Jika dilihat dalam Undang-Undang Nomor 34 Tahun 2004 tentang TNI, yang direvisi menjadi UU 3 tahun 2025 tidak ada pasal yang melarang TNI melakukan pengamanan di kantor kejaksaan atau kantor pemerintahan. Sebaliknya, dalam Pasal 7 disebutkan bahwa salah satu tugas TNI adalah membantu tugas pemerintahan di daerah, dan membantu kepolisian dalam tugas keamanan dan ketertiban masyarakat.
“Jadi, cukup jelas bahwa TNI bisa membantu tugas pemerintahan dan melakukan pengamanan untuk menjaga ketertiban masyarakat,” beber politisi yang juga akademisi itu.
Mantan Wakil Wali Kota Makassar itu mengatakan bahwa yang dilakukan TNI itu hanya dalam bidang pengamanan kejaksaan, baik Kejaksaan Agung, Kejaksaan Tinggi (Kejati), dan Kejaksaan Negeri (Kejari). TNI tidak masuk dalam penanganan perkara yang ditangani kejaksaan.
“Penanganan perkara tetap dilakukan kejaksaan. TNI hanya mengamankan saja agar proses penanganan perkara berjalan dengan baik dan lancar,” jelas Deng Ical.
Berbeda jika TNI ikut melakukan intervensi penanganan kasus, hal itu jelas tidak diberbolehkan. TNI hanya terlibat dalam kasus yang berkaitan dengan pidana militer yang berada di bawah Jaksa Agung Muda Bidang Tindak Pidana Militer.
Walaupun demikian, Deng Ical meminta agar TNI melakukan pengamanan dan pengawalan kejaksaan secara professional. Tentara tidak boleh melakukan intervensi penanganan kasus, karena hal itu akan merusak penegakan hukum di Indonesia.

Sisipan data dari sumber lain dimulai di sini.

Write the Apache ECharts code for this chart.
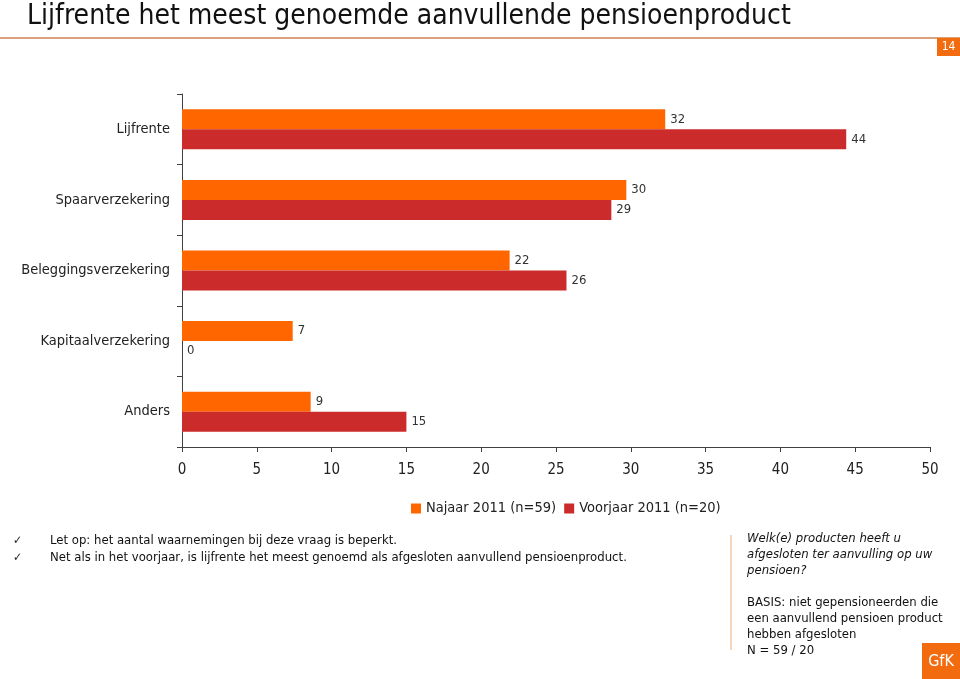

“Kami di Komisi I DPR tentu akan terus melakukan pengawasan terhadap kerja-kerja yang dilakukan TNI. Jika ada masalah dengan TNI, kami bisa memanggil Panglima TNI atau kepala staf angkatan untuk meminta penjelasan,” terangnya.
Deng Ical menegaskan, TNI perlu meninjau telegram tersebut untuk membuat klasifikasi Kejari prioritas. Pengamanan tidak perlu dilakukan di semua Kejari. Cukup Kejari yang rawan saja. “Enggak perlu semua Kejari. Pamdal dan Kepolisian cukuplah di daerah tertentu. Mungkin Kejari yang berada di 3T atau yang rawan baru perlu pengamann TNI,” tegasnya.